### Extracted data
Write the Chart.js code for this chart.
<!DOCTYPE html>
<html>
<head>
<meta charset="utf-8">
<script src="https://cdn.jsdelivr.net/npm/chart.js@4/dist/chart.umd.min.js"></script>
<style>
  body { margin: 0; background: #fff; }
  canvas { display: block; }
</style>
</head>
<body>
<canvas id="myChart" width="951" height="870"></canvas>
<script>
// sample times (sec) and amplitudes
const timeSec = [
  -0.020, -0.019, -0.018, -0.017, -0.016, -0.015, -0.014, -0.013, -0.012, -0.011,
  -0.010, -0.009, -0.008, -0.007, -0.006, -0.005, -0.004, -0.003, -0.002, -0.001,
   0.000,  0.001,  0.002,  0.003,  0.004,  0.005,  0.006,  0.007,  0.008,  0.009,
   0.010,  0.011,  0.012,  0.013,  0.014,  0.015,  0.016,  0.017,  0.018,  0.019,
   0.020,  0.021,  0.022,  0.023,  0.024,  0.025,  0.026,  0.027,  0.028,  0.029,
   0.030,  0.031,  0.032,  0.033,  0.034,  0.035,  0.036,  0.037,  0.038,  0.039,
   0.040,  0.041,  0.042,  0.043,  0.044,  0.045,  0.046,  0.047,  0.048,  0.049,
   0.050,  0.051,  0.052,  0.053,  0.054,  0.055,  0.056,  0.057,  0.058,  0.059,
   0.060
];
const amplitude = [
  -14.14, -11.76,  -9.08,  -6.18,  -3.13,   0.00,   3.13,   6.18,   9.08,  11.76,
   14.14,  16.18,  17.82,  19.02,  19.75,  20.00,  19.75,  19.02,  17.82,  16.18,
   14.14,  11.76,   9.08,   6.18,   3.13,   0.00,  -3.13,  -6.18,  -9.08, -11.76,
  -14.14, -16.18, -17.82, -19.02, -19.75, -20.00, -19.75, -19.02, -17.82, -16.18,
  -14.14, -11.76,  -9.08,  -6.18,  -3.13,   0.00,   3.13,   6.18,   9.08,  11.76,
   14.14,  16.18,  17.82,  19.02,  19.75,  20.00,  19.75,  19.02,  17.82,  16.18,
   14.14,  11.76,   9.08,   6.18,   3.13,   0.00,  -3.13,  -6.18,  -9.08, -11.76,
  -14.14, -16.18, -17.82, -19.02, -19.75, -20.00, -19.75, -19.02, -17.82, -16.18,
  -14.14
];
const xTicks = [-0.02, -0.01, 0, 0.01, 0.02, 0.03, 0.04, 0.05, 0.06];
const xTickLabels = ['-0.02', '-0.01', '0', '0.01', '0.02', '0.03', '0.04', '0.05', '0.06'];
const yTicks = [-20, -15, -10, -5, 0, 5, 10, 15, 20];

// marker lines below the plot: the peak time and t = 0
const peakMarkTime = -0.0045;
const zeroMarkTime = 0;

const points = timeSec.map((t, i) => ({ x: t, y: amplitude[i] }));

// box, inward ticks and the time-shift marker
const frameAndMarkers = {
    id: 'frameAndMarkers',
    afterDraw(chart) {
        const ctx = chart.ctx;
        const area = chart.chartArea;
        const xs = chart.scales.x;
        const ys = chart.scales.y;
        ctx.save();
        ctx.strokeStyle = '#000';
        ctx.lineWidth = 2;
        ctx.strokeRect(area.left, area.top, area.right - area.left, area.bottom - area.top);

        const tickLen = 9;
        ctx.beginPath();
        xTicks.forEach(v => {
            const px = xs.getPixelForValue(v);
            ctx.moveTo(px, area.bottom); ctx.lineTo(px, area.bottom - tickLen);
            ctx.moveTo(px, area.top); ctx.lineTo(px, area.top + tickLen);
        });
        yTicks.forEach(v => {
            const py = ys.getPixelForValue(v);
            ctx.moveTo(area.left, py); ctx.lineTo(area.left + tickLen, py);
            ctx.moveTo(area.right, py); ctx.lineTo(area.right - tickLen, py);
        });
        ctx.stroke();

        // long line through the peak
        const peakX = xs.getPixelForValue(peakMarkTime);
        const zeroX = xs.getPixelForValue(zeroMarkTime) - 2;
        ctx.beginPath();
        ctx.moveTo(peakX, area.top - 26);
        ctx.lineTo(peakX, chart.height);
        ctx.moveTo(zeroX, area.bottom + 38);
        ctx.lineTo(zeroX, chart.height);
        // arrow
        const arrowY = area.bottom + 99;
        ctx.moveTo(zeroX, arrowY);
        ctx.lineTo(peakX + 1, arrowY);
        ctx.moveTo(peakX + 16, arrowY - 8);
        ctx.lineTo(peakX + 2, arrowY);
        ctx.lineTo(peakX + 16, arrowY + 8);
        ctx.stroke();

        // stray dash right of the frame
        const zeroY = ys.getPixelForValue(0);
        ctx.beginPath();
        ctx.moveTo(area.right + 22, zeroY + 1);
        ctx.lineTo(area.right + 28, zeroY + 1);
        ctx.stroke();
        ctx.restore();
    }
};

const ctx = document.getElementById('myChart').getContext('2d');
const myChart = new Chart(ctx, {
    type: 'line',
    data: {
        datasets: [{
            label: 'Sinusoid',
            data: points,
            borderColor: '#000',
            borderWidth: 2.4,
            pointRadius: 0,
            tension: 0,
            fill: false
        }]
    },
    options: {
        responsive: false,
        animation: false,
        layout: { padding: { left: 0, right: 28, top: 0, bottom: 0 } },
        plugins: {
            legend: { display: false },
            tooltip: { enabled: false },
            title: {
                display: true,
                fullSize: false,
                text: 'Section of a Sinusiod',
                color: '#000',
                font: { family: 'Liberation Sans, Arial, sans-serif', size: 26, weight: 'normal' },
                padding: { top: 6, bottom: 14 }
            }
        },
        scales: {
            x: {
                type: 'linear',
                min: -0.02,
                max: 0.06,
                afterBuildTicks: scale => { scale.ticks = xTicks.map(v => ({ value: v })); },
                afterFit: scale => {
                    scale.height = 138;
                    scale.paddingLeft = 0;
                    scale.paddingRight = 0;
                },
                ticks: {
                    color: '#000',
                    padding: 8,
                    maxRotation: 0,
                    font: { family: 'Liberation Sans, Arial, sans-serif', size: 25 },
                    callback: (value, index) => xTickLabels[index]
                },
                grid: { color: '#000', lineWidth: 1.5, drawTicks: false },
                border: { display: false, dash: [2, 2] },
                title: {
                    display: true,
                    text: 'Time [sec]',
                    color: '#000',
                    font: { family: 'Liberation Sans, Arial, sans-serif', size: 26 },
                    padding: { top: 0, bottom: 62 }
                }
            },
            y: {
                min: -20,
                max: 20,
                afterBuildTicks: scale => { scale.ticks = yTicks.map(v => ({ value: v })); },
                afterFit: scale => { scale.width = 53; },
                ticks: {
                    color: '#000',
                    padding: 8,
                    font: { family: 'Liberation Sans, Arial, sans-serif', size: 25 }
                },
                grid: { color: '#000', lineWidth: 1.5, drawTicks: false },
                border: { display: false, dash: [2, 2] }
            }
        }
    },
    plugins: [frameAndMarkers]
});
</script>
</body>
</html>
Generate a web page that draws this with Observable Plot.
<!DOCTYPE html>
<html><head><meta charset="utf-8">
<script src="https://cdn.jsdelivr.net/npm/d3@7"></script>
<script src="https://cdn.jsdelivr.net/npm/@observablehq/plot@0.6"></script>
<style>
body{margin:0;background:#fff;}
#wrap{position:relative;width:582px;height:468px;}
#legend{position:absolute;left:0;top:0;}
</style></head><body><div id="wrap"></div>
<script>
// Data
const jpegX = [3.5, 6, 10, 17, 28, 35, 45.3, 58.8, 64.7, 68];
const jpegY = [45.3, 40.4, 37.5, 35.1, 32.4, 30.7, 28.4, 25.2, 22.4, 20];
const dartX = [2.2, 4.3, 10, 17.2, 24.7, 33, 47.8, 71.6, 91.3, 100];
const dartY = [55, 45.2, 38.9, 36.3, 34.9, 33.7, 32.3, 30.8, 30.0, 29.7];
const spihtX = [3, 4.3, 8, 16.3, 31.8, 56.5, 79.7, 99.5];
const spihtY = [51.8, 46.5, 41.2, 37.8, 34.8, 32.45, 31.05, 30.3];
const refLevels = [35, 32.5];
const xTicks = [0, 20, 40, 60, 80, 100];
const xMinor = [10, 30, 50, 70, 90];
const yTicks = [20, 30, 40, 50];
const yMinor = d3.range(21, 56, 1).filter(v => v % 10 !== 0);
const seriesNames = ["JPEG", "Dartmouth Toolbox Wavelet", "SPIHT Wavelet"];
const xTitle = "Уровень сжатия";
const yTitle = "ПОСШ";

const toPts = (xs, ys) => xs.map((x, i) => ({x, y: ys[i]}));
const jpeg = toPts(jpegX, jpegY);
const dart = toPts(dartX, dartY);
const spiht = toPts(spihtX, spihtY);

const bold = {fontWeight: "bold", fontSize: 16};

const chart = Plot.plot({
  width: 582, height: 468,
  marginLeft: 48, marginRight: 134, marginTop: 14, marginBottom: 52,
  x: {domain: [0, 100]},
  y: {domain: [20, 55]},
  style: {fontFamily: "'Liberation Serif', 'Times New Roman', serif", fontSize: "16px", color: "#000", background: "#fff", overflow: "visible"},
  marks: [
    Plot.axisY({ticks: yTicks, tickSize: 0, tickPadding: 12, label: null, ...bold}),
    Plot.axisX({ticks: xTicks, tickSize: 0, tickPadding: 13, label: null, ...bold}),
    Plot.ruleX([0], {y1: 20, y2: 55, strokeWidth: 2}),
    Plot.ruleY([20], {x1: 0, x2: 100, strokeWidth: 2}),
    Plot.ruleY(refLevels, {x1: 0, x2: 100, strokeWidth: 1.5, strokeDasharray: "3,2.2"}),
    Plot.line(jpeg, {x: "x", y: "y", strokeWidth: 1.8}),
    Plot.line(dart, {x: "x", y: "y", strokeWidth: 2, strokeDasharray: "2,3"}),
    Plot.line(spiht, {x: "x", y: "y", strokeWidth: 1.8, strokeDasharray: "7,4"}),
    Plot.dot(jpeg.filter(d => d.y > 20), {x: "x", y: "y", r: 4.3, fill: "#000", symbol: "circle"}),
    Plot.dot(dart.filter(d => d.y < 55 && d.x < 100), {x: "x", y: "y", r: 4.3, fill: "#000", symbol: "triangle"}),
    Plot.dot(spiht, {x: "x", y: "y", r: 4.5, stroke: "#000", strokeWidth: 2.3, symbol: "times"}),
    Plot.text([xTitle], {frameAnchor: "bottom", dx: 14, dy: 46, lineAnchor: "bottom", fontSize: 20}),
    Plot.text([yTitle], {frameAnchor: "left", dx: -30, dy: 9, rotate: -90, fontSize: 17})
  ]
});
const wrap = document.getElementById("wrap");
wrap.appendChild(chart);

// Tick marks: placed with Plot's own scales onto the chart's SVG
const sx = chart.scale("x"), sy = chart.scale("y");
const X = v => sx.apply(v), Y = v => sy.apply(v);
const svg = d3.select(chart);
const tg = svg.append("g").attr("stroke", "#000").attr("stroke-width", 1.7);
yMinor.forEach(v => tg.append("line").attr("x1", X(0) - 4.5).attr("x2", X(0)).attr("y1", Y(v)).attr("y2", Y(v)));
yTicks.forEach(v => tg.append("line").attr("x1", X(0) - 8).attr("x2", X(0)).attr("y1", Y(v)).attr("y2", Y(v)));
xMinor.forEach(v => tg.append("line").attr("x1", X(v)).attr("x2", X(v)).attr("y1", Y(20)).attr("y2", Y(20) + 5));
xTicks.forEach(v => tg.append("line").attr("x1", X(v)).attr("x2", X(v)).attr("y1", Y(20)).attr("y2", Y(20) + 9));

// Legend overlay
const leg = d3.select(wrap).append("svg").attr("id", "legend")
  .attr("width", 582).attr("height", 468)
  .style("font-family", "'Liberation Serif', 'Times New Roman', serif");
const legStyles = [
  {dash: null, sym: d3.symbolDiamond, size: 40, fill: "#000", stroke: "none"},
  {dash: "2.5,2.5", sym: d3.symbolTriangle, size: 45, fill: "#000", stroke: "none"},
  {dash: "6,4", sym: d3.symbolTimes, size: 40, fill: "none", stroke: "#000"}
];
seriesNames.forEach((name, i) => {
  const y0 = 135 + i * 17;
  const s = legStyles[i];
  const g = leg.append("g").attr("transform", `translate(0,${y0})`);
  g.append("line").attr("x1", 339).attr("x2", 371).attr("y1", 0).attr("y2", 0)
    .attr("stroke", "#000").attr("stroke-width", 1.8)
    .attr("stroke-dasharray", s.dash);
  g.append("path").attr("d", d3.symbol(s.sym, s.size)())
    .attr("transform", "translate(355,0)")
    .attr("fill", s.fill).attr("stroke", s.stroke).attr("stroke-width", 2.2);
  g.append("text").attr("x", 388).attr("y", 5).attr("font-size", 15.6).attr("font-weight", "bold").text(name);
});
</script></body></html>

### Task directions
Reproduce exactly, please, only the lines from the start of the data above to the line that contains "const points = timeSec.map((t, i)", with both ends kept.

### Output
Write the Chart.js code for this chart.
<!DOCTYPE html>
<html>
<head>
<meta charset="utf-8">
<script src="https://cdn.jsdelivr.net/npm/chart.js@4/dist/chart.umd.min.js"></script>
<style>
  body { margin: 0; background: #fff; }
  canvas { display: block; }
</style>
</head>
<body>
<canvas id="myChart" width="951" height="870"></canvas>
<script>
// sample times (sec) and amplitudes
const timeSec = [
  -0.020, -0.019, -0.018, -0.017, -0.016, -0.015, -0.014, -0.013, -0.012, -0.011,
  -0.010, -0.009, -0.008, -0.007, -0.006, -0.005, -0.004, -0.003, -0.002, -0.001,
   0.000,  0.001,  0.002,  0.003,  0.004,  0.005,  0.006,  0.007,  0.008,  0.009,
   0.010,  0.011,  0.012,  0.013,  0.014,  0.015,  0.016,  0.017,  0.018,  0.019,
   0.020,  0.021,  0.022,  0.023,  0.024,  0.025,  0.026,  0.027,  0.028,  0.029,
   0.030,  0.031,  0.032,  0.033,  0.034,  0.035,  0.036,  0.037,  0.038,  0.039,
   0.040,  0.041,  0.042,  0.043,  0.044,  0.045,  0.046,  0.047,  0.048,  0.049,
   0.050,  0.051,  0.052,  0.053,  0.054,  0.055,  0.056,  0.057,  0.058,  0.059,
   0.060
];
const amplitude = [
  -14.14, -11.76,  -9.08,  -6.18,  -3.13,   0.00,   3.13,   6.18,   9.08,  11.76,
   14.14,  16.18,  17.82,  19.02,  19.75,  20.00,  19.75,  19.02,  17.82,  16.18,
   14.14,  11.76,   9.08,   6.18,   3.13,   0.00,  -3.13,  -6.18,  -9.08, -11.76,
  -14.14, -16.18, -17.82, -19.02, -19.75, -20.00, -19.75, -19.02, -17.82, -16.18,
  -14.14, -11.76,  -9.08,  -6.18,  -3.13,   0.00,   3.13,   6.18,   9.08,  11.76,
   14.14,  16.18,  17.82,  19.02,  19.75,  20.00,  19.75,  19.02,  17.82,  16.18,
   14.14,  11.76,   9.08,   6.18,   3.13,   0.00,  -3.13,  -6.18,  -9.08, -11.76,
  -14.14, -16.18, -17.82, -19.02, -19.75, -20.00, -19.75, -19.02, -17.82, -16.18,
  -14.14
];
const xTicks = [-0.02, -0.01, 0, 0.01, 0.02, 0.03, 0.04, 0.05, 0.06];
const xTickLabels = ['-0.02', '-0.01', '0', '0.01', '0.02', '0.03', '0.04', '0.05', '0.06'];
const yTicks = [-20, -15, -10, -5, 0, 5, 10, 15, 20];

// marker lines below the plot: the peak time and t = 0
const peakMarkTime = -0.0045;
const zeroMarkTime = 0;

const points = timeSec.map((t, i) => ({ x: t, y: amplitude[i] }));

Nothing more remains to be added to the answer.